** Given task **
Go through the material below and copy each line where the word "with" appears.

** Provided records **
================================

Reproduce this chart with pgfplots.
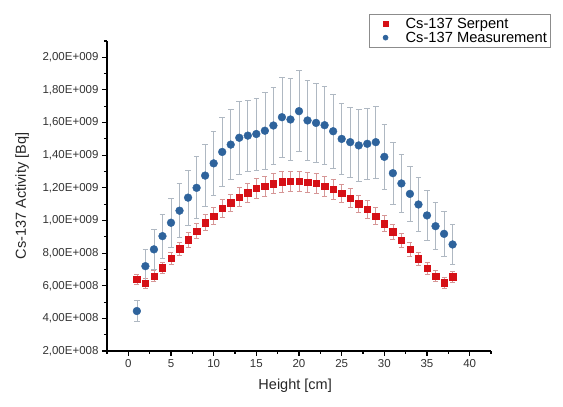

================================

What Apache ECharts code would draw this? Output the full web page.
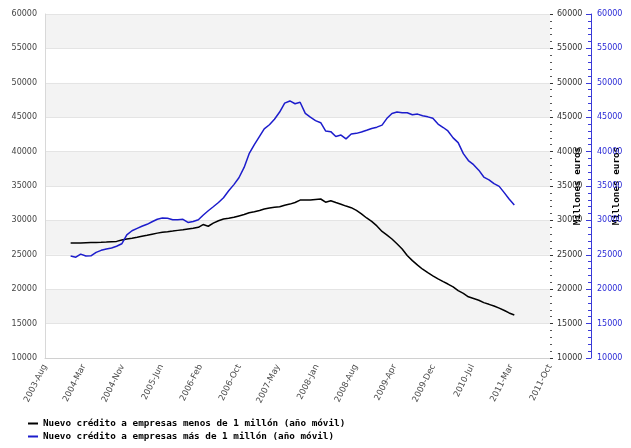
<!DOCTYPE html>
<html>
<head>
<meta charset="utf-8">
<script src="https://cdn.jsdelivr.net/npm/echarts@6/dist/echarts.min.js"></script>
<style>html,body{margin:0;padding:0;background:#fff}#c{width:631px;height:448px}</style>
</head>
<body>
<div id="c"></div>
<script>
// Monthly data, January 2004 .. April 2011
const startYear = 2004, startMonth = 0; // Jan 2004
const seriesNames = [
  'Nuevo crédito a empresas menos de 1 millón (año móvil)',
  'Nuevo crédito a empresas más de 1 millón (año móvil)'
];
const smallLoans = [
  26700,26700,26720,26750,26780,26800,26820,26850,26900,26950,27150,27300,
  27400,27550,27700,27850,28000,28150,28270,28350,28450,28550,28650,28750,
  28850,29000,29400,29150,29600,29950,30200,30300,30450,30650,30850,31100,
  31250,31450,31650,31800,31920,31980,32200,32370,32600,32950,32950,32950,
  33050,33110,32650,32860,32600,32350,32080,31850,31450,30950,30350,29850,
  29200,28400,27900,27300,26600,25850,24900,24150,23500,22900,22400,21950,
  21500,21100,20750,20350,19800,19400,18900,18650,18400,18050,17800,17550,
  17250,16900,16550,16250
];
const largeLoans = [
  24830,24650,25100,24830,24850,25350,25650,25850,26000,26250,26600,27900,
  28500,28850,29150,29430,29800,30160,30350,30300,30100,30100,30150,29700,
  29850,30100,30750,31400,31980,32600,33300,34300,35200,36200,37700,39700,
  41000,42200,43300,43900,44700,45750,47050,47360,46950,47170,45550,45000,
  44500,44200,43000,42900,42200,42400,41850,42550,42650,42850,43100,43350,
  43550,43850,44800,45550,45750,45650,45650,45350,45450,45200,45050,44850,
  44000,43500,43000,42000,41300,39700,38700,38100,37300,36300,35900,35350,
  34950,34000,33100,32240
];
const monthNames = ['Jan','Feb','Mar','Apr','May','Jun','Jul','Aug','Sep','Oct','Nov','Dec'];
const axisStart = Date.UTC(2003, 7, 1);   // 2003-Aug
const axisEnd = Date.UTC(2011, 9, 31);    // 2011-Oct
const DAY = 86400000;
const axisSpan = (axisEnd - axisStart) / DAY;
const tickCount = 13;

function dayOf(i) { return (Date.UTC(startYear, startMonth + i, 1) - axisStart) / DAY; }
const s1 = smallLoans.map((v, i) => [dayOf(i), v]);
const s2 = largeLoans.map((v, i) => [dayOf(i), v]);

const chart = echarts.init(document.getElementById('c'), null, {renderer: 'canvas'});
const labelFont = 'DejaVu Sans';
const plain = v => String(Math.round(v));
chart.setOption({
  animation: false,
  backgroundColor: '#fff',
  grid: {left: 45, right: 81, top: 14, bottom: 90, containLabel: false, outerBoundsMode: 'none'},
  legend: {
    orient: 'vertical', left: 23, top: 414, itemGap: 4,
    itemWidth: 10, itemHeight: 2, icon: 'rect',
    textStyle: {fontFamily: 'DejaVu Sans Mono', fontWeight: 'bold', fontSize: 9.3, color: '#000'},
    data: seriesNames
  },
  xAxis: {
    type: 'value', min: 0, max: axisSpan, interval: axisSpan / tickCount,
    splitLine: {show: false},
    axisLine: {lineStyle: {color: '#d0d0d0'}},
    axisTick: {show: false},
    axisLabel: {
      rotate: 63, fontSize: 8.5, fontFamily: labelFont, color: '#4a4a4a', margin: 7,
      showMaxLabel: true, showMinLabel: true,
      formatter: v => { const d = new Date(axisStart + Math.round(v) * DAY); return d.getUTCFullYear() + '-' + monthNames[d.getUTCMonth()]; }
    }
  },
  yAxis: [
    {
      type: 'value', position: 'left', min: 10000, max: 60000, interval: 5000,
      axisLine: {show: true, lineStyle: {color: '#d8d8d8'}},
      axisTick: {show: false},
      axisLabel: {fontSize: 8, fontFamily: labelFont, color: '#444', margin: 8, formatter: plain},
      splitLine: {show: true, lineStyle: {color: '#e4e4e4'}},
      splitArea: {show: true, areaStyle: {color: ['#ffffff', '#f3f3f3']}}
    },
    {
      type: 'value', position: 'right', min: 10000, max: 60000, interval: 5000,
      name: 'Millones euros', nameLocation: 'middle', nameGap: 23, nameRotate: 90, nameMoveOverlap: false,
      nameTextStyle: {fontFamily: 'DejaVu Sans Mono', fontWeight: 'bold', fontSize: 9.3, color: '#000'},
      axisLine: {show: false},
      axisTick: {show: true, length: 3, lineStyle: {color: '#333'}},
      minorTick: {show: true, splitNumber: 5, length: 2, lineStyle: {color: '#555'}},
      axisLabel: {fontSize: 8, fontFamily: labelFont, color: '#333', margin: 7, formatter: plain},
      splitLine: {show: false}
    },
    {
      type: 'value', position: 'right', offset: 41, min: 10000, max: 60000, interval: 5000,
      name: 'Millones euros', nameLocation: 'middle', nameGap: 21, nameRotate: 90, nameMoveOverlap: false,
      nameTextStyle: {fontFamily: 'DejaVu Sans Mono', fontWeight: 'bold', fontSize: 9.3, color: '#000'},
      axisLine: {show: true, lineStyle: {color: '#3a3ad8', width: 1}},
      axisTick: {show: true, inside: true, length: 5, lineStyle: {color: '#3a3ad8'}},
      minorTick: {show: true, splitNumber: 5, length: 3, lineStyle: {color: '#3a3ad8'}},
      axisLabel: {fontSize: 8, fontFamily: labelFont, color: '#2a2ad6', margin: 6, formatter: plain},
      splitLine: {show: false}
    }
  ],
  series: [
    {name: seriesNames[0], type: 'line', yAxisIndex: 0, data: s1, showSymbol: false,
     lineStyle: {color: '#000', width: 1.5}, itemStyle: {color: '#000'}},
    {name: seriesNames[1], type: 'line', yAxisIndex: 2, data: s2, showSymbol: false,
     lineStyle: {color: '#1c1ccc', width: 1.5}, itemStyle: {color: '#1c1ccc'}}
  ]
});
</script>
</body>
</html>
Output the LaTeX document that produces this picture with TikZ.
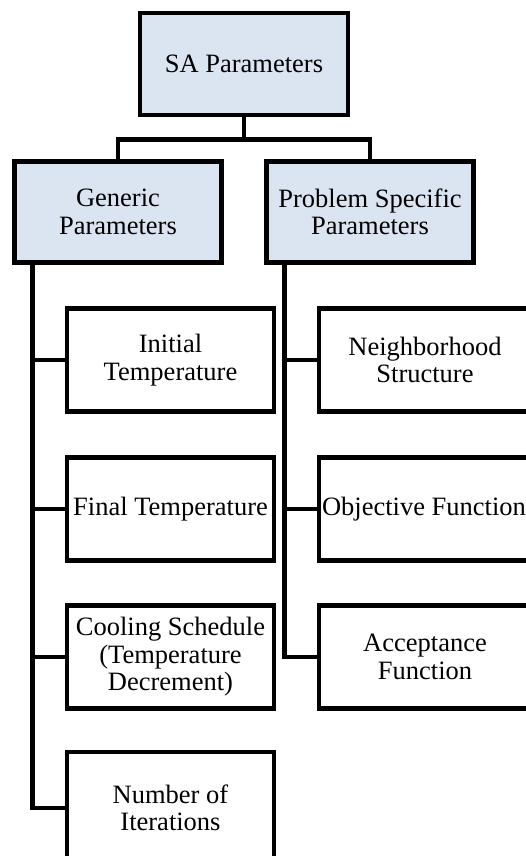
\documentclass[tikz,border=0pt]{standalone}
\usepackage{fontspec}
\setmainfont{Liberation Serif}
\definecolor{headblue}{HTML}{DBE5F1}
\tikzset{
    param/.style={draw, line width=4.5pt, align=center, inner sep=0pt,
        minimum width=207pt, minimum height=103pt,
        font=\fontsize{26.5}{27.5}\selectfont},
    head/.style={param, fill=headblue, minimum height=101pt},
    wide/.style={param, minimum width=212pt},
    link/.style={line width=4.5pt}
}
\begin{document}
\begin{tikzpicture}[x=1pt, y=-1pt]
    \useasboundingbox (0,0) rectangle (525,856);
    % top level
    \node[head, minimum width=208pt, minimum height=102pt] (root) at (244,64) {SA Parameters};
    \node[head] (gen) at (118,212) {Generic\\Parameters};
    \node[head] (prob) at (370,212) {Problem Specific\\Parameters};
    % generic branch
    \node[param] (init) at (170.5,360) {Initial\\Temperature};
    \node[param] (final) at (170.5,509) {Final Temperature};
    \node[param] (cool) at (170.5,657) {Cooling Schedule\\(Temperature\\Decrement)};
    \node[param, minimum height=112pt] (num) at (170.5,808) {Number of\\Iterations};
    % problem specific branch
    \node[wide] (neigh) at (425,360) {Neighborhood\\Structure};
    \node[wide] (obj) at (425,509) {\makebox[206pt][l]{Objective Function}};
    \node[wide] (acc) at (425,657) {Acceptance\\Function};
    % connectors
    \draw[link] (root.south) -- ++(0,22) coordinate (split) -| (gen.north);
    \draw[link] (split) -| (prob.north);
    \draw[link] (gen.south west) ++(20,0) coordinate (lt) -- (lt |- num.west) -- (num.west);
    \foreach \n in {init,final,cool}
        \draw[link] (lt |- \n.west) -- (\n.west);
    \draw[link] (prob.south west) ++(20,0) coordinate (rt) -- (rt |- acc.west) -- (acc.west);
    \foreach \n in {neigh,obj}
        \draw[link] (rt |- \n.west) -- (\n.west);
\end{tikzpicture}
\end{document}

================================

** Problem solution **
Reproduce this chart with pgfplots.
Output the LaTeX document that produces this picture with TikZ.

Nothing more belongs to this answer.